Lo Spatial and Community Ecology Lab (SpaCE Lab) di Zarnetske è specializzato nella previsione delle risposte che le comunità biologiche danno ai mutamenti climatici su diverse scale e questo lo rende in grado di interpretare i futuri scenari SRM come l’intervento dell’aerosol stratosferico (SAI) preso in esame dal documento.
L’utilizzo dell’aerosol stratosferico sarebbe in grado di rimandare nello spazio una parte della radiazione solare, in modo simile a ciò che accade dopo imponenti eruzioni vulcaniche. In teoria, sarebbe possibile reintegrare continuamente l’aerosol controllandone lo spessore e la posizione per mantenere una temperatura ottimale.

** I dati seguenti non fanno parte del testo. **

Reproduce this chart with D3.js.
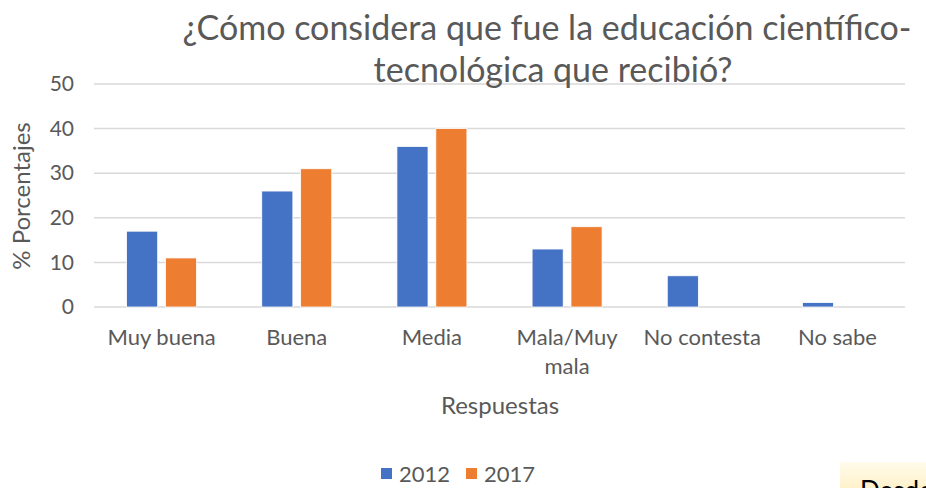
<!DOCTYPE html>
<html>
<head>
<meta charset="utf-8">
<script src="https://cdn.jsdelivr.net/npm/d3@7"></script>
<style>
  body { margin: 0; background: #fff; }
  svg { display: block; font-family: Lato, "Open Sans", sans-serif; }
</style>
</head>
<body>
<svg id="svg" width="926" height="488"></svg>
<script>
var categories = ["Muy buena", "Buena", "Media", "Mala/Muy mala", "No contesta", "No sabe"];
var series = ["2012", "2017"];
var values2012 = [17, 26, 36, 13, 7, 1];
var values2017 = [11, 31, 40, 18, 0, 0];
var yTicks = [0, 10, 20, 30, 40, 50];
var colors = ["#4472C4", "#ED7D31"];

var svg = d3.select("#svg");
var plotLeft = 94, plotRight = 905, plotTop = 84, plotBottom = 307;
var textColor = "#595959";

var x = d3.scaleBand().domain(categories).range([plotLeft, plotRight]);
var xInner = d3.scaleBand().domain(series).range([x.bandwidth() / 2 - 35, x.bandwidth() / 2 + 35]).paddingInner(0.2);
var y = d3.scaleLinear().domain([0, 50]).range([plotBottom, plotTop]);

// gridlines
svg.append("g")
  .selectAll("line")
  .data(yTicks)
  .join("line")
  .attr("x1", plotLeft)
  .attr("x2", plotRight)
  .attr("y1", d => y(d))
  .attr("y2", d => y(d))
  .attr("stroke", "#d9d9d9")
  .attr("stroke-width", 1.5);

// y axis labels
var yAxis = svg.append("g")
  .attr("transform", `translate(${plotLeft - 20}, 0)`)
  .call(d3.axisLeft(y).tickValues(yTicks).tickSize(0).tickPadding(0));
yAxis.select(".domain").remove();
yAxis.selectAll("text")
  .attr("fill", textColor)
  .style("font-family", "Lato, sans-serif")
  .style("font-size", "21px");

// bars
var data = categories.map((c, i) => ({ cat: c, vals: [values2012[i], values2017[i]] }));
svg.append("g")
  .selectAll("g")
  .data(data)
  .join("g")
  .attr("transform", d => `translate(${x(d.cat)}, 0)`)
  .selectAll("rect")
  .data(d => d.vals.map((v, j) => ({ s: series[j], v: v, c: colors[j] })))
  .join("rect")
  .attr("x", d => xInner(d.s))
  .attr("width", xInner.bandwidth())
  .attr("y", d => y(d.v))
  .attr("height", d => y(0) - y(d.v))
  .attr("fill", d => d.c)
  .attr("stroke", "#fff")
  .attr("stroke-width", d => d.v > 0 ? 0.8 : 0);

// x axis labels (wrap Mala/Muy mala)
var xLabels = svg.append("g");
categories.forEach(c => {
  var lines = c === "Mala/Muy mala" ? ["Mala/Muy", "mala"] : [c];
  var t = xLabels.append("text")
    .attr("x", x(c) + x.bandwidth() / 2)
    .attr("y", 345)
    .attr("text-anchor", "middle")
    .attr("fill", textColor)
    .style("font-size", "22px");
  lines.forEach((l, i) => {
    t.append("tspan")
      .attr("x", x(c) + x.bandwidth() / 2)
      .attr("dy", i === 0 ? 0 : 29)
      .text(l);
  });
});

// axis titles
svg.append("text")
  .attr("x", 500)
  .attr("y", 414)
  .attr("text-anchor", "middle")
  .attr("fill", textColor)
  .style("font-size", "24px")
  .text("Respuestas");

svg.append("text")
  .attr("transform", "translate(30, 196) rotate(-90)")
  .attr("text-anchor", "middle")
  .attr("fill", textColor)
  .style("font-size", "24px")
  .text("% Porcentajes");

// title
var title = svg.append("text")
  .attr("text-anchor", "middle")
  .attr("fill", textColor)
  .style("font-size", "34px");
title.append("tspan").attr("x", 547).attr("y", 40).text("¿Cómo considera que fue la educación científico-");
title.append("tspan").attr("x", 553).attr("y", 82).text("tecnológica que recibió?");

// legend
var legend = svg.append("g").attr("transform", "translate(381, 468)");
series.forEach((s, i) => {
  var g = legend.append("g").attr("transform", `translate(${i * 85}, 0)`);
  g.append("rect").attr("width", 11).attr("height", 11).attr("fill", colors[i]);
  g.append("text")
    .attr("x", 18)
    .attr("y", 14)
    .attr("fill", textColor)
    .style("font-size", "22px")
    .text(s);
});

// cut-off note box at bottom right
var grad = svg.append("defs").append("linearGradient")
  .attr("id", "note").attr("x1", 0).attr("y1", 0).attr("x2", 0).attr("y2", 1);
grad.append("stop").attr("offset", 0).attr("stop-color", "#fffbea");
grad.append("stop").attr("offset", 1).attr("stop-color", "#fff2cc");
svg.append("rect")
  .attr("x", 840).attr("y", 462).attr("width", 86).attr("height", 26)
  .attr("fill", "url(#note)");
svg.append("text")
  .attr("x", 860).attr("y", 500)
  .attr("fill", "#000")
  .style("font-size", "26px")
  .text("Desde");
</script>
</body>
</html>
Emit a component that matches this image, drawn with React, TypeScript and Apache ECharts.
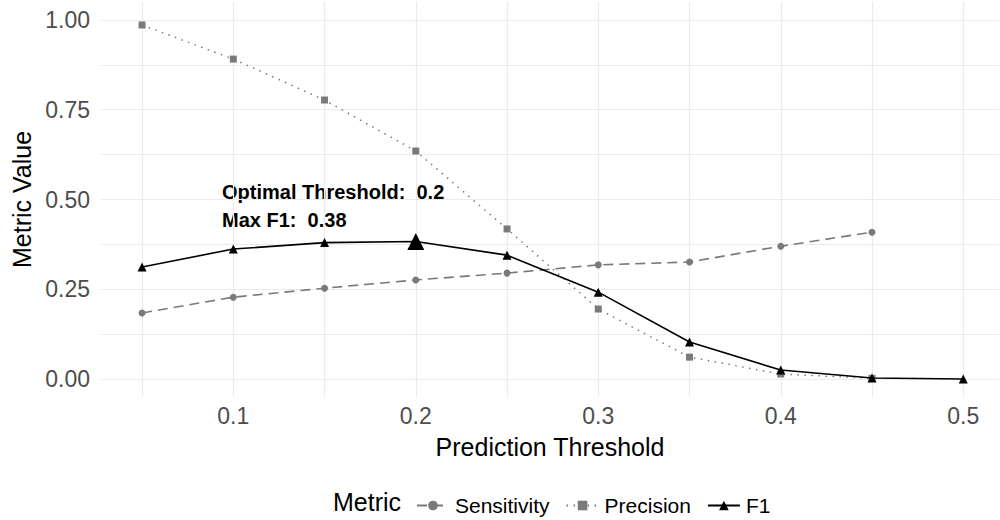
import React, { useEffect, useRef } from "react";
import * as echarts from "echarts";

const thresholds = [0.05, 0.1, 0.15, 0.2, 0.25, 0.3, 0.35, 0.4, 0.45, 0.5];
const sensitivity = [0.184, 0.228, 0.253, 0.276, 0.295, 0.318, 0.326, 0.37, 0.409, null];
const precision = [0.986, 0.891, 0.777, 0.635, 0.418, 0.195, 0.061, 0.014, 0.002, null];
const f1 = [0.312, 0.362, 0.38, 0.383, 0.345, 0.242, 0.103, 0.025, 0.003, 0.0];
const optimalThreshold = 0.2;
const maxF1 = 0.38;
const xTickLabels = [0.1, 0.2, 0.3, 0.4, 0.5];
const xGridValues = [0.05, 0.1, 0.15, 0.2, 0.25, 0.3, 0.35, 0.4, 0.45, 0.5];
const yTickLabels = [0, 0.25, 0.5, 0.75, 1];
const yGridValues = [0, 0.125, 0.25, 0.375, 0.5, 0.625, 0.75, 0.875, 1];

const FONT = "'Liberation Sans', Arial, Helvetica, sans-serif";
const GREY = "#7a7a7a";

export default function App() {
  const ref = useRef<HTMLDivElement>(null);
  useEffect(() => {
    if (!ref.current) return;
    const chart = echarts.init(ref.current, null, { renderer: "svg" });
    const pair = (arr: (number | null)[]) =>
      thresholds.map((t, i) => (arr[i] == null ? [t, null] : [t, arr[i]]));
    const f1Data = thresholds.map((t, i) =>
      t === optimalThreshold
        ? { value: [t, f1[i]], symbolSize: 17 }
        : { value: [t, f1[i]] }
    );
    chart.setOption({
      animation: false,
      textStyle: { fontFamily: FONT },
      grid: { left: 101, right: 1, top: 2, height: 395, containLabel: false },
      xAxis: {
        type: "value",
        min: 0.0275,
        max: 0.5196,
        name: "Prediction Threshold",
        nameLocation: "middle",
        nameGap: 37,
        nameTextStyle: { fontSize: 25, color: "#000", fontFamily: FONT },
        axisLine: { show: false },
        axisTick: { show: false, customValues: xGridValues },
        axisLabel: {
          customValues: xTickLabels,
          fontSize: 23,
          color: "#4d4d4d",
          margin: 7,
          fontFamily: FONT,
          formatter: (v: number) => String(+v.toFixed(2)),
        },
        splitLine: { show: true, lineStyle: { color: "#ebebeb", width: 1.2 } },
      },
      yAxis: {
        type: "value",
        min: -0.05,
        max: 1.05,
        name: "Metric Value",
        nameLocation: "middle",
        nameGap: 61,
        nameTextStyle: { fontSize: 25, color: "#000", fontFamily: FONT },
        axisLine: { show: false },
        axisTick: { show: false, customValues: yGridValues },
        axisLabel: {
          customValues: yTickLabels,
          fontSize: 23,
          color: "#4d4d4d",
          margin: 11,
          fontFamily: FONT,
          formatter: (v: number) => v.toFixed(2),
        },
        splitLine: { show: true, lineStyle: { color: "#ebebeb", width: 1.2 } },
      },
      legend: {
        left: 411,
        top: 490,
        itemWidth: 32,
        itemHeight: 12,
        itemGap: 16,
        textStyle: { fontSize: 21, color: "#000", fontFamily: FONT, padding: [0, 0, 0, 1] },
        data: ["Sensitivity", "Precision", "F1"],
      },
      graphic: [
        {
          type: "text",
          left: 333,
          top: 489,
          style: { text: "Metric", fontSize: 25, fill: "#000", fontFamily: FONT },
        },
        {
          type: "text",
          left: 222,
          top: 178,
          style: {
            text: `Optimal Threshold:  ${optimalThreshold}\nMax F1:  ${maxF1}`,
            fontSize: 20,
            fontWeight: "bold",
            lineHeight: 28,
            fill: "#000",
            fontFamily: FONT,
          },
        },
      ],
      series: [
        {
          name: "Sensitivity",
          type: "line",
          data: pair(sensitivity),
          symbol: "circle",
          symbolSize: 7,
          itemStyle: { color: GREY },
          lineStyle: { color: GREY, width: 1.6, type: [10, 6] },
          connectNulls: false,
        },
        {
          name: "Precision",
          type: "line",
          data: pair(precision),
          symbol: "rect",
          symbolSize: 7,
          itemStyle: { color: GREY },
          lineStyle: { color: GREY, width: 1.5, type: [1.5, 5.5] },
        },
        {
          name: "F1",
          type: "line",
          data: f1Data,
          symbol: "triangle",
          symbolSize: 9,
          itemStyle: { color: "#000" },
          lineStyle: { color: "#000", width: 1.6 },
          z: 5,
        },
      ],
    });
    return () => chart.dispose();
  }, []);
  return <div ref={ref} style={{ width: 1000, height: 520, position: "absolute", left: 0, top: 0 }} />;
}
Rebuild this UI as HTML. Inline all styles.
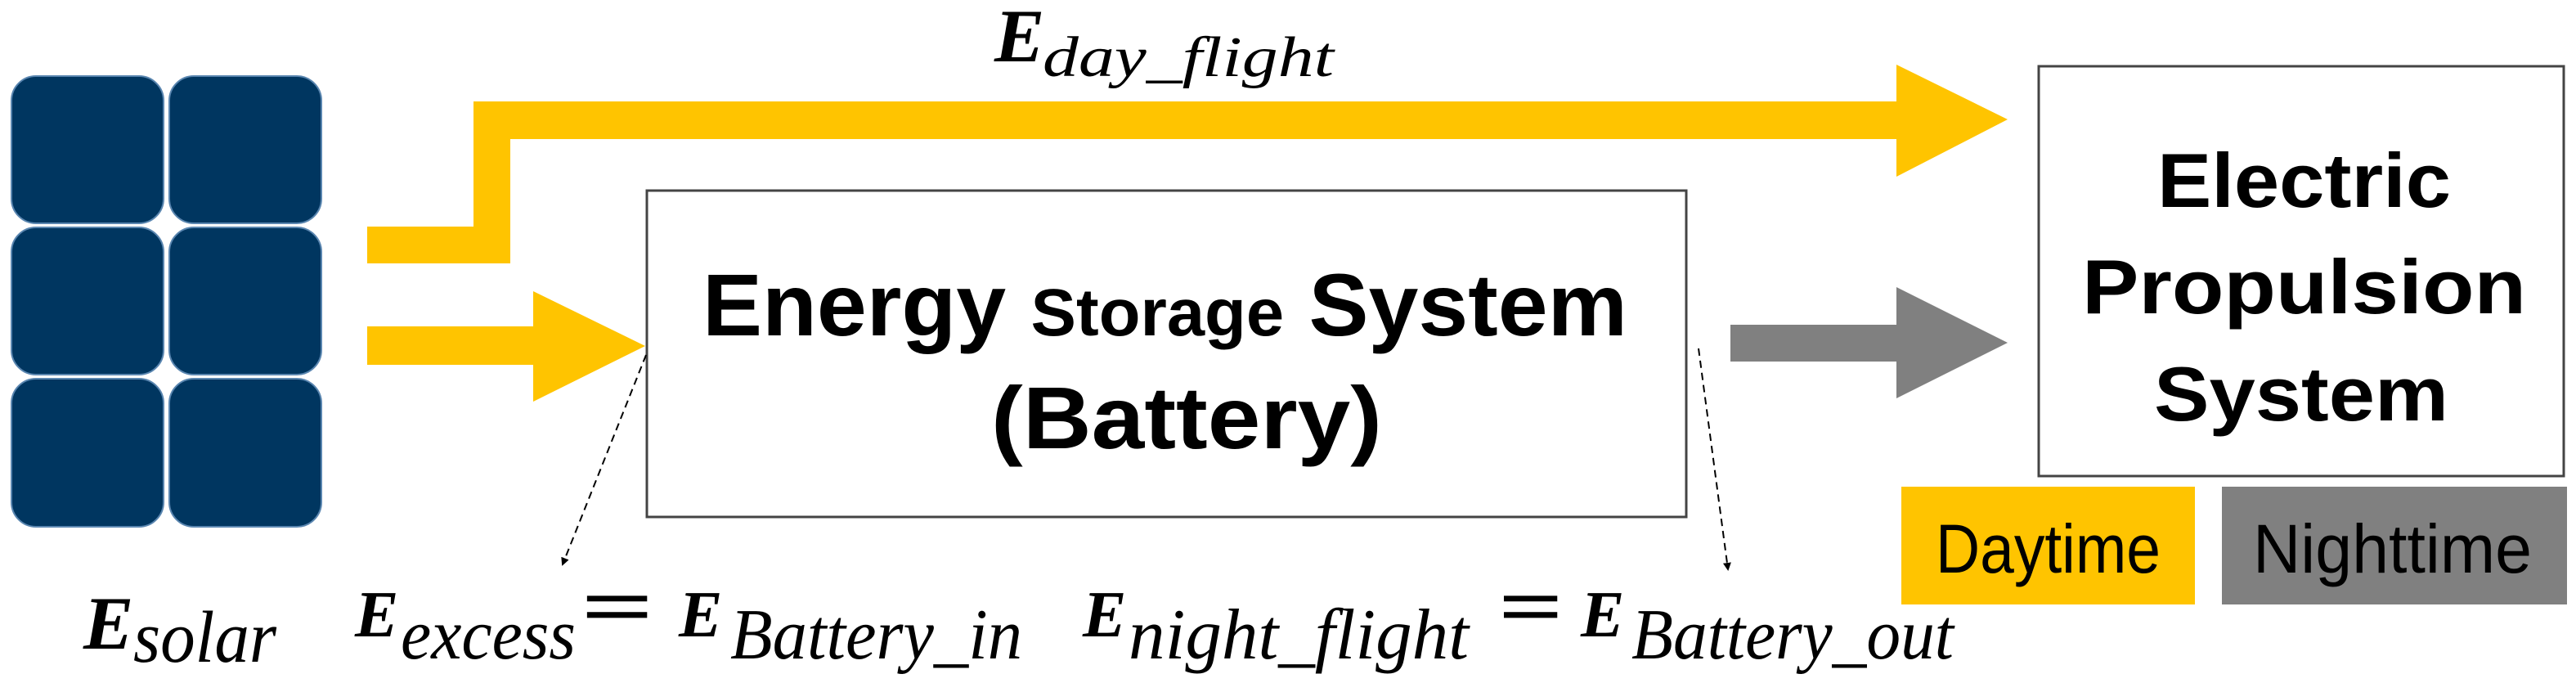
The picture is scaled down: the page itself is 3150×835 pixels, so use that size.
<!DOCTYPE html>
<html><head><meta charset="utf-8"><style>html,body{margin:0;padding:0;background:#fff}svg{display:block}</style></head>
<body>
<svg width="3150" height="835" viewBox="0 0 3150 835" xmlns="http://www.w3.org/2000/svg">
<defs>
<marker id="ah" markerWidth="10" markerHeight="10" refX="8" refY="5" orient="auto" markerUnits="userSpaceOnUse" viewBox="0 0 10 10"><path d="M0,0 L10,5 L0,10 z" fill="#000"/></marker>
</defs>
<g fill="#003660" stroke="#5a86b0" stroke-width="2">
<rect x="14" y="93" width="186" height="180" rx="30"/>
<rect x="207" y="93" width="186" height="180" rx="30"/>
<rect x="14" y="278" width="186" height="180" rx="30"/>
<rect x="207" y="278" width="186" height="180" rx="30"/>
<rect x="14" y="463" width="186" height="181" rx="30"/>
<rect x="207" y="463" width="186" height="181" rx="30"/>
</g>
<path d="M449,277 H579 V124 H2319 V79 L2455,146 L2319,216 V170 H624 V322 H449 Z" fill="#ffc400"/>
<path d="M449,399 H652 V356 L789,423 L652,491 V446 H449 Z" fill="#ffc400"/>
<path d="M2116,397 H2319 V351 L2455,419 L2319,487 V442 H2116 Z" fill="#808080"/>
<rect x="791" y="233" width="1271" height="399" fill="#fff" stroke="#444" stroke-width="3"/>
<rect x="2493" y="81" width="642" height="501" fill="#fff" stroke="#444" stroke-width="3"/>
<line x1="790" y1="434" x2="688" y2="690" stroke="#000" stroke-width="2" stroke-dasharray="9,6" marker-end="url(#ah)"/>
<line x1="2077" y1="426" x2="2113" y2="696" stroke="#000" stroke-width="2" stroke-dasharray="9,6" marker-end="url(#ah)"/>
<rect x="2325" y="595" width="359" height="144" fill="#ffc400"/>
<rect x="2717" y="595" width="422" height="144" fill="#808080"/>
<g font-family="'Liberation Sans', sans-serif" font-weight="bold" fill="#000">
<text x="859" y="410" font-size="108" textLength="1131" lengthAdjust="spacingAndGlyphs">Energy <tspan font-size="82">Storage</tspan> System</text>
<text x="1212" y="548" font-size="108" textLength="478" lengthAdjust="spacingAndGlyphs">(Battery)</text>
<text x="2638" y="253" font-size="94" textLength="359" lengthAdjust="spacingAndGlyphs">Electric</text>
<text x="2546" y="383" font-size="94" textLength="543" lengthAdjust="spacingAndGlyphs">Propulsion</text>
<text x="2634" y="514" font-size="94" textLength="360" lengthAdjust="spacingAndGlyphs">System</text>
</g>
<g font-family="'Liberation Sans', sans-serif" fill="#000">
<text x="2367" y="700" font-size="84" textLength="275" lengthAdjust="spacingAndGlyphs">Daytime</text>
<text x="2755" y="700" font-size="84" textLength="341" lengthAdjust="spacingAndGlyphs">Nighttime</text>
</g>
<g font-family="'Liberation Serif', serif" font-style="italic" fill="#000">
<text x="1216" y="75" font-size="92" font-weight="bold">E</text>
<text x="1275" y="93" font-size="70" textLength="356" lengthAdjust="spacingAndGlyphs">day_flight</text>
<text x="102" y="793" font-size="92" font-weight="bold">E</text>
<text x="163" y="809" font-size="90" textLength="175" lengthAdjust="spacingAndGlyphs">solar</text>
<text x="434" y="778" font-size="80" font-weight="bold">E</text>
<text x="490" y="805" font-size="88" textLength="214" lengthAdjust="spacingAndGlyphs">excess</text>
<text x="710" y="775" font-size="100" font-style="normal" font-weight="bold" textLength="90" lengthAdjust="spacingAndGlyphs">=</text>
<text x="830" y="778" font-size="80" font-weight="bold">E</text>
<text x="893" y="805" font-size="88" textLength="357" lengthAdjust="spacingAndGlyphs">Battery_in</text>
<text x="1324" y="778" font-size="80" font-weight="bold">E</text>
<text x="1380" y="805" font-size="88" textLength="416" lengthAdjust="spacingAndGlyphs">night_flight</text>
<text x="1832" y="775" font-size="100" font-style="normal" font-weight="bold" textLength="80" lengthAdjust="spacingAndGlyphs">=</text>
<text x="1933" y="778" font-size="80" font-weight="bold">E</text>
<text x="1995" y="805" font-size="88" textLength="394" lengthAdjust="spacingAndGlyphs">Battery_out</text>
</g>
</svg>
</body></html>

Tuttavia il documento racconta la complessità poco nota delle relazioni tra la funzione dell’ecosistema e il clima in diversi scenari SAI. In effetti, sostengono i ricercatori, la mitigazione dei cambiamenti climatici deve continuare indipendentemente dall’adozione del SRM e resta la questione se alcuni SRM possano essere utili in aggiunta all’estrazione di CO2 dall’atmosfera.
Semplificando, il sistema SRM di abbattimento della radiazione solare per mezzo dell’aerosol stratosferico non può risolvere per magia i mutamenti climatici che registriamo. Senza ulteriori verifiche l’utilizzo di questo sistema lascia molte zone d’ombra inesplorate e potenzialmente pericolose per gli ecosistemi.
Il gruppo di lavoro Climate Intervention Biology è finanziato dalla National Science Foundation e ospiterà sessioni in due prossime conferenze scientifiche: “Biosphere Responses to Geoengineering” dell’American Association for the Advancement of Science (AAAS) Annual Meeting questo mese e al The Ecological Society of America nell’agosto 2021.